Although I was determined to go through with the pregnancy, I worried about breaking it to her.
When the morning sickness got too bad, I finally confessed.
"I had a feeling," my mum, Sally, said. "You've been sick a lot lately."
And I thought I'd covered it so well!
Mum was concerned I was too young, but she knew I was responsible: I'd left school to work full-time at a pet store and had some experience of the adult word.
Things didn't work out with my partner, but my mum assured me she'd help support me and my bub.
And, when my daughter Mikalah arrived, that's exactly what happened.
I'd worked right up until the birth and, while having a baby to care for kept me on my toes, I craved being busy again.
"Dinner's ready," I'd tell Mum when she arrived home from work each day.
I'd spend my days organising meals and making sure the house stayed in order, along with bonding with Mikalah.
"It's like you've become the mother to me, too!" Mum said with a laugh.
Nothing made me as happy as my daughter.
I wanted to give her the best possible future, so I returned to my old job once she'd started to crawl and paid for Mikalah to attend childcare.
By then I'd got my own place and was determined to gain my independence.
But once I was back at work, I started eating less.

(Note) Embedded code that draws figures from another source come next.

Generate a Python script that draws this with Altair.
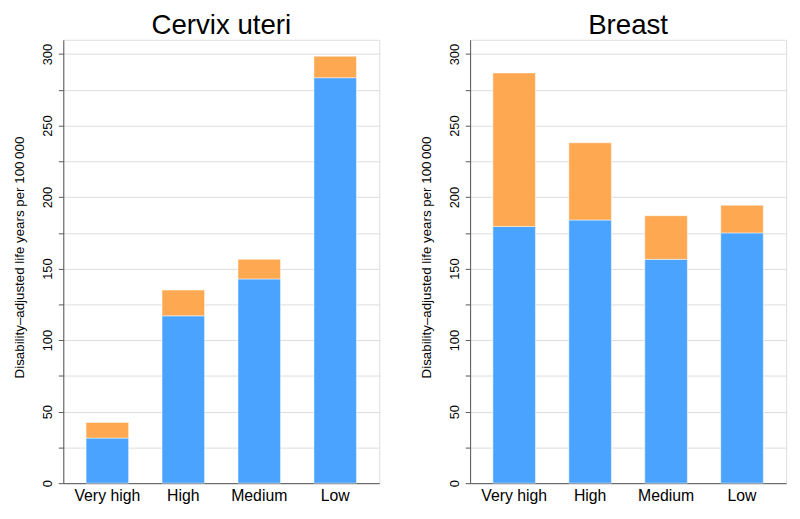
import altair as alt
import pandas as pd

categories = ["Very high", "High", "Medium", "Low"]
cervix_blue = [31.5, 117.0, 142.8, 283.5]
cervix_total = [42.5, 135.0, 156.5, 298.5]
breast_blue = [179.5, 184.0, 156.5, 175.0]
breast_total = [286.8, 238.0, 187.0, 194.3]

segments = ["Base", "Extra"]
colors = ["#4AA3FF", "#FFA852"]
y_title = "Disability\u2013adjusted life years per 100\u2009000"
FONT = "Liberation Sans"


def panel(title, blue, total):
    rows = []
    for c, b, t in zip(categories, blue, total):
        rows.append({"cat": c, "seg": "Base", "lo": 0.0, "hi": b})
        rows.append({"cat": c, "seg": "Extra", "lo": b, "hi": t})
    df = pd.DataFrame(rows)
    return (
        alt.Chart(df, title=alt.TitleParams(title, fontSize=28, font=FONT, fontWeight="normal",
                                            anchor="middle", offset=0, color="black"))
        .mark_bar(strokeWidth=0.8, strokeOpacity=0.6, stroke="#ffffff")
        .encode(
            x=alt.X("cat:N", sort=categories, title=None,
                    scale=alt.Scale(paddingInner=0.44, paddingOuter=0.3),
                    axis=alt.Axis(labelAngle=0, ticks=False, labelFontSize=16, labelPadding=5,
                                  domainColor="#555555", grid=False, labelColor="black", labelFont=FONT)),
            y=alt.Y("hi:Q", title=y_title,
                    scale=alt.Scale(domain=[0, 310], nice=False, zero=True),
                    axis=alt.Axis(values=list(range(0, 301, 25)),
                                  labelExpr="datum.value % 50 == 0 ? datum.label : ''",
                                  labelAngle=-90, labelAlign="center", labelBaseline="bottom",
                                  labelFontSize=13, labelPadding=4, labelColor="black", labelFont=FONT,
                                  tickSize=5, tickColor="#555555", domainColor="#555555",
                                  gridColor="#dcdcdc", gridWidth=1,
                                  titleFontSize=13.5, titleFontWeight="normal", titleFont=FONT,
                                  titleColor="black", titleAngle=-90, titleX=-44, titleY=220,
                                  titleAlign="center", titleBaseline="middle")),
            y2="lo:Q",
            color=alt.Color("seg:N", scale=alt.Scale(domain=segments, range=colors), legend=None),
        )
        .properties(width=320, height=449)
    )


chart = (
    alt.hconcat(panel("Cervix uteri", cervix_blue, cervix_total),
                panel("Breast", breast_blue, breast_total), spacing=39)
    .properties(padding={"left": 4, "top": 0, "right": 5, "bottom": 5})
    .configure_view(stroke=None)
    .configure(background="white")
)

chart.save("out.html", embed_options={"renderer": "svg", "actions": False})
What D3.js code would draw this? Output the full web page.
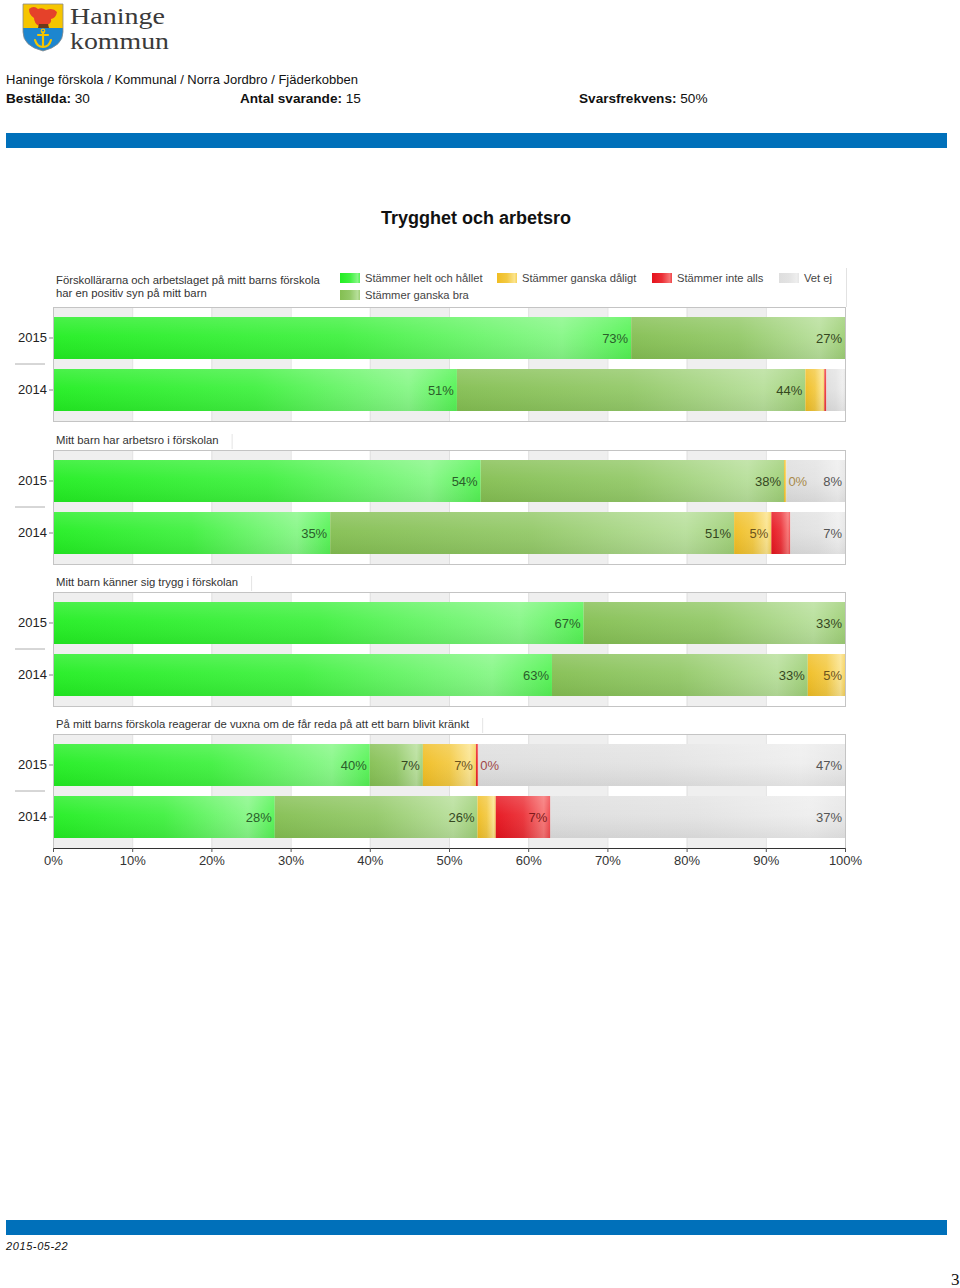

Then, before I knew it, I wasn't eating at all and felt sick at the idea of doing so.
"Are you taking care of yourself?" Mum asked me, concerned.
"Yeah, I'm just busy," I explained.
My weight quickly dropped and, before I knew it, I hit 33kg.
I knew this made me anorexic, but I didn't want to deal with it and brushed off everyone's attempts to help.
One day, a friend turned up holding a brand-new blender.
"What's that for?" I asked.
He went straight into the kitchen and whipped up a smoothie.
"You're drinking this," he insisted.
I can't explain why but, for some reason, I did what he said.
From the second I sipped the chocolate drink, I felt a rush of energy swim through my body.
I hadn't felt this alive for the longest time!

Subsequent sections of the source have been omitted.